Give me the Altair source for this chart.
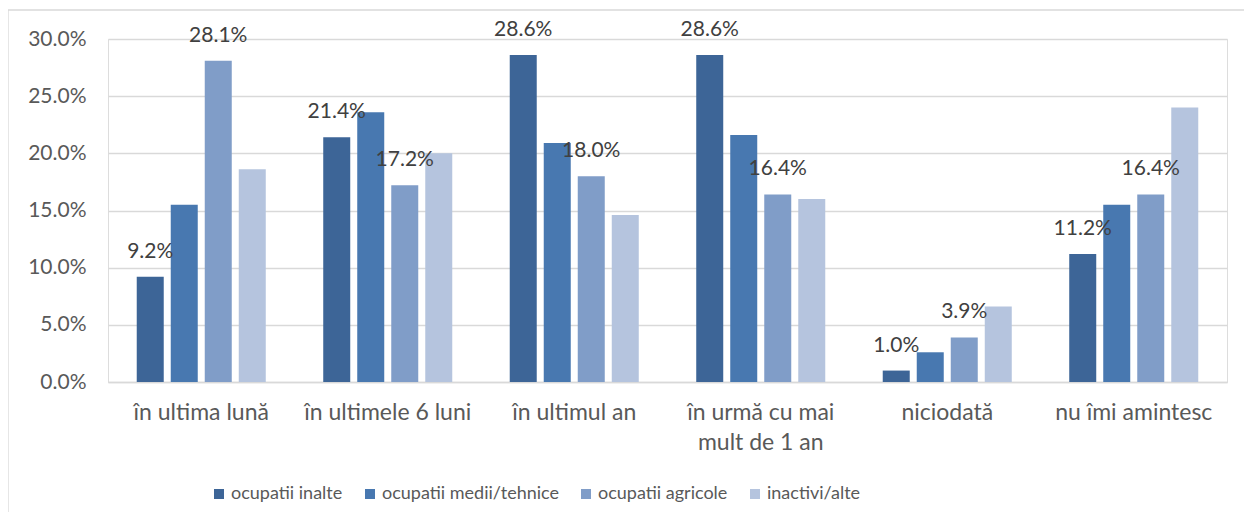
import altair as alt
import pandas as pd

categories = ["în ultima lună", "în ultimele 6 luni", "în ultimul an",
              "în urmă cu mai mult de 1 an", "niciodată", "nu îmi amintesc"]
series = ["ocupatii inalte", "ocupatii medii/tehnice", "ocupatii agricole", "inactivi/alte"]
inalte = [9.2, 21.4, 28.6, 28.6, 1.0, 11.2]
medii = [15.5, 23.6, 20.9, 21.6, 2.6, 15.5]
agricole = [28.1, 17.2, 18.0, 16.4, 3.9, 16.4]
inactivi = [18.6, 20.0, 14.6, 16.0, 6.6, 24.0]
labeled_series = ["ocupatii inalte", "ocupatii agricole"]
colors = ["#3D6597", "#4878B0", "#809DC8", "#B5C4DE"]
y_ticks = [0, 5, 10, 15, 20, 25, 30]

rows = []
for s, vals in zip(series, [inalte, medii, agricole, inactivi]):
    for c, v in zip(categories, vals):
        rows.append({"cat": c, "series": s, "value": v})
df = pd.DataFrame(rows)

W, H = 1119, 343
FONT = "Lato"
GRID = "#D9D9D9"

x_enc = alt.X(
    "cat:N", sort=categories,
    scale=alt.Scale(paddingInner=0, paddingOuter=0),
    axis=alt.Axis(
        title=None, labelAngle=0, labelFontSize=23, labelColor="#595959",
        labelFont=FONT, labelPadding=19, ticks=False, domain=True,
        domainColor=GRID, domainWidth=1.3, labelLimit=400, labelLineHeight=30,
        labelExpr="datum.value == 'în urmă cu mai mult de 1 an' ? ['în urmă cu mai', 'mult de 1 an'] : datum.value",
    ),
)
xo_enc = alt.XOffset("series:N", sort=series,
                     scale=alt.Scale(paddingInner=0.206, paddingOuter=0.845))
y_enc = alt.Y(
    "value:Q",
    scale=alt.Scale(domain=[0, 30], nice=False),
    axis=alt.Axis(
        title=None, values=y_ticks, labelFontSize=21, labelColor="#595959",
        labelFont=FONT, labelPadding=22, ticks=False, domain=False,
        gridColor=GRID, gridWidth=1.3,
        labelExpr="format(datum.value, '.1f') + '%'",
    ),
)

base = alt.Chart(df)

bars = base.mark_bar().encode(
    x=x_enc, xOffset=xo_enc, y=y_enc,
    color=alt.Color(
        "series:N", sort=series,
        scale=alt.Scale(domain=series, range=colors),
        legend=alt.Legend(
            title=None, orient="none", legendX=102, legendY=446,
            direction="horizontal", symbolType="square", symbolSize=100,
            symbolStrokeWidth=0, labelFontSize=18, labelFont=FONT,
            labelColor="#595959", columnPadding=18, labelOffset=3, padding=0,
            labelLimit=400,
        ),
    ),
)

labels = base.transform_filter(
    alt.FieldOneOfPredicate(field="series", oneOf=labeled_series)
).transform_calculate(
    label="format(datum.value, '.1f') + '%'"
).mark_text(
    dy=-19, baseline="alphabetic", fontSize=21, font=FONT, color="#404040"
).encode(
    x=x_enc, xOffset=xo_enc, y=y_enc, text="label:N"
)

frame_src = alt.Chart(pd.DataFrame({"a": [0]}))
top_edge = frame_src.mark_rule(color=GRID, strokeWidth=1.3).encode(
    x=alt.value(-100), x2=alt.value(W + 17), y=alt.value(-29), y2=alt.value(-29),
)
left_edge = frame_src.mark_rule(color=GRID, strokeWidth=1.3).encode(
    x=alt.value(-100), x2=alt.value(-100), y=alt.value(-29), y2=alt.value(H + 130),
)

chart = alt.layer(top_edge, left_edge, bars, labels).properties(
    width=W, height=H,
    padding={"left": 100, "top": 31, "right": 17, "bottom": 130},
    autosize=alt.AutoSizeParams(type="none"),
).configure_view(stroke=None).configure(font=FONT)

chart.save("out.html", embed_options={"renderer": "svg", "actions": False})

^^^^^^^^

Repeat the listing above up to and including the line with "import pandas as pd", starting from its first line. Drop any pictures.

Give me the Altair source for this chart.
import altair as alt
import pandas as pd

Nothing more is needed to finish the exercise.